Aim: Extract the lines of the material below, beginning with the first and ending with the line that holds "fig.patch.set_facecolor('white')". Skip every picture.

Data:

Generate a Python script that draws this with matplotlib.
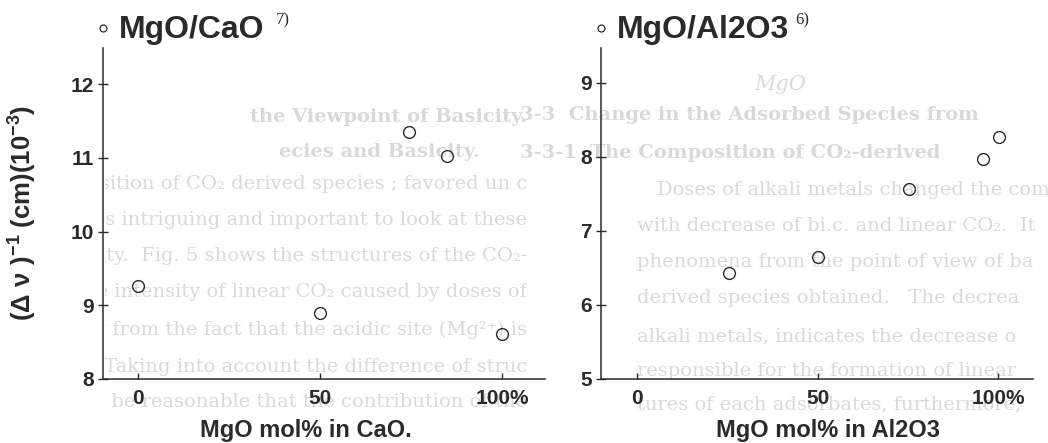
import matplotlib
matplotlib.use("Agg")
import matplotlib.pyplot as plt
from matplotlib.transforms import Bbox

W, H = 1048, 443

# data
cao_x = [0, 50, 74.5, 84.8, 100]
cao_y = [9.26, 8.89, 11.35, 11.03, 8.61]
al_x = [25.6, 50, 75.3, 95.8, 100.3]
al_y = [6.43, 6.65, 7.57, 7.97, 8.27]

x_ticks = [0, 50, 100]
x_ticklabels = ['0', '50', '100%']
cao_yticks = [8, 9, 10, 11, 12]
al_yticks = [5, 6, 7, 8, 9]

ink = '#2a2a2a'
faint = '#d9d9d9'
sans = ['Liberation Sans', 'DejaVu Sans']

plt.rcParams['font.family'] = sans
plt.rcParams['font.weight'] = 'bold'
plt.rcParams['mathtext.fontset'] = 'custom'
plt.rcParams['mathtext.rm'] = 'Liberation Sans:bold'
plt.rcParams['mathtext.it'] = 'Liberation Sans:bold'
plt.rcParams['mathtext.bf'] = 'Liberation Sans:bold'

fig = plt.figure(figsize=(W / 100, H / 100), dpi=100)
fig.patch.set_facecolor('white')


def px(x, y):
    return x / W, 1 - y / H


# faint show-through text of the scanned page behind the chart
# (the page is wrapped: the right half holds line starts, the left half the ends)
bg_left = [
    (117, "the Viewpoint of Basicity.", 'bold'),
    (152, "ecies and Basicity.       ", 'bold'),
    (184, "osition of CO\u2082 derived species ; favored un c", 'normal'),
    (220, "is intriguing and important to look at these", 'normal'),
    (256, "ity.  Fig. 5 shows the structures of the CO\u2082-", 'normal'),
    (292, "the intensity of linear CO\u2082 caused by doses of", 'normal'),
    (330, "ity from the fact that the acidic site (Mg\u00b2\u207a) is", 'normal'),
    (367, "Taking into account the difference of struc", 'normal'),
    (402, "ould be reasonable that the contribution of the", 'normal'),
]
bg_right = [
    (115, 520, "3-3  Change in the Adsorbed Species from", 'bold'),
    (153, 520, "3-3-1  The Composition of CO\u2082-derived", 'bold'),
    (190, 657, "Doses of alkali metals changed the com", 'normal'),
    (226, 637, "with decrease of bi.c. and linear CO\u2082.  It", 'normal'),
    (262, 637, "phenomena from the point of view of ba", 'normal'),
    (298, 637, "derived species obtained.   The decrea", 'normal'),
    (336, 637, "alkali metals, indicates the decrease o", 'normal'),
    (371, 637, "responsible for the formation of linear", 'normal'),
    (404, 637, "tures of each adsorbates, furthermore,", 'normal'),
]
clip = Bbox.from_extents(105, 0, 527, H)
for y, s, wt in bg_left:
    t = fig.text(*px(527, y), s, ha='right', va='center', fontsize=14,
                 family='DejaVu Serif', weight=wt, color=faint, zorder=-1)
    t.set_clip_box(clip)
    t.set_clip_on(True)
for y, x, s, wt in bg_right:
    fig.text(*px(x, y), s, ha='left', va='center', fontsize=14,
             family='DejaVu Serif', weight=wt, color=faint, zorder=-1)
fig.text(*px(780, 85), 'MgO', ha='center', va='center', fontsize=15,
         family='DejaVu Serif', style='italic', weight='normal', color=faint, zorder=-1)

ax1 = fig.add_axes([103 / W, 1 - 379 / H, 442 / W, 331 / H])
ax2 = fig.add_axes([601 / W, 1 - 379 / H, 432 / W, 331 / H])

panels = [
    (ax1, cao_x, cao_y, cao_yticks, (-9.6, 111.8), (8, 12.49),
     'MgO/CaO', '7)', 'MgO mol% in CaO.', 0.459, 0.39),
    (ax2, al_x, al_y, al_yticks, (-10.0, 109.7), (5, 9.47),
     'MgO/Al2O3', '6)', 'MgO mol% in Al2O3', 0.525, 0.45),
]

for ax, xs, ys, yt, xl, yl, title, ref, xlab, xpos, ref_x in panels:
    ax.set_facecolor('none')
    ax.plot(xs, ys, linestyle='none', marker='o', ms=8.5, mfc='none',
            mec=ink, mew=1.0, clip_on=False)
    ax.set_xlim(*xl)
    ax.set_ylim(*yl)
    for side in ['top', 'right']:
        ax.spines[side].set_visible(False)
    for side in ['left', 'bottom']:
        ax.spines[side].set_linewidth(1.1)
        ax.spines[side].set_color(ink)
    ax.set_xticks(x_ticks)
    ax.set_xticklabels(x_ticklabels)
    ax.set_yticks(yt)
    ax.tick_params(axis='x', direction='in', length=4, width=1, pad=7,
                   labelsize=15, colors=ink)
    ax.tick_params(axis='y', direction='inout', length=7, width=1, pad=3,
                   labelsize=15, colors=ink)
    ax.set_xlabel(xlab, fontsize=17, color=ink, fontweight='bold')
    ax.xaxis.label.set_va('center')
    ax.xaxis.set_label_coords(xpos, -0.155)

    # legend-like header above each panel
    ax.plot([0], [1.06], transform=ax.transAxes, marker='o', ms=5,
            mfc='none', mec=ink, mew=0.9, clip_on=False)
    ax.text(0.037, 1.031, title, transform=ax.transAxes, ha='left',
            va='baseline', fontsize=23, color=ink)
    ax.text(ref_x, 1.07, ref, transform=ax.transAxes, ha='left',
            va='baseline', fontsize=12, family='Liberation Serif',
            weight='normal', color=ink)

fig.text(*px(23, 213), r'$(\Delta\ \nu\ )^{-1}$ (cm)(10$^{-3}$)',
         rotation=90, ha='center', va='center', fontsize=18.5, color=ink)

fig.savefig('out.png', dpi=100)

Task solution:
Generate a Python script that draws this with matplotlib.
import matplotlib
matplotlib.use("Agg")
import matplotlib.pyplot as plt
from matplotlib.transforms import Bbox

W, H = 1048, 443

# data
cao_x = [0, 50, 74.5, 84.8, 100]
cao_y = [9.26, 8.89, 11.35, 11.03, 8.61]
al_x = [25.6, 50, 75.3, 95.8, 100.3]
al_y = [6.43, 6.65, 7.57, 7.97, 8.27]

x_ticks = [0, 50, 100]
x_ticklabels = ['0', '50', '100%']
cao_yticks = [8, 9, 10, 11, 12]
al_yticks = [5, 6, 7, 8, 9]

ink = '#2a2a2a'
faint = '#d9d9d9'
sans = ['Liberation Sans', 'DejaVu Sans']

plt.rcParams['font.family'] = sans
plt.rcParams['font.weight'] = 'bold'
plt.rcParams['mathtext.fontset'] = 'custom'
plt.rcParams['mathtext.rm'] = 'Liberation Sans:bold'
plt.rcParams['mathtext.it'] = 'Liberation Sans:bold'
plt.rcParams['mathtext.bf'] = 'Liberation Sans:bold'

fig = plt.figure(figsize=(W / 100, H / 100), dpi=100)
fig.patch.set_facecolor('white')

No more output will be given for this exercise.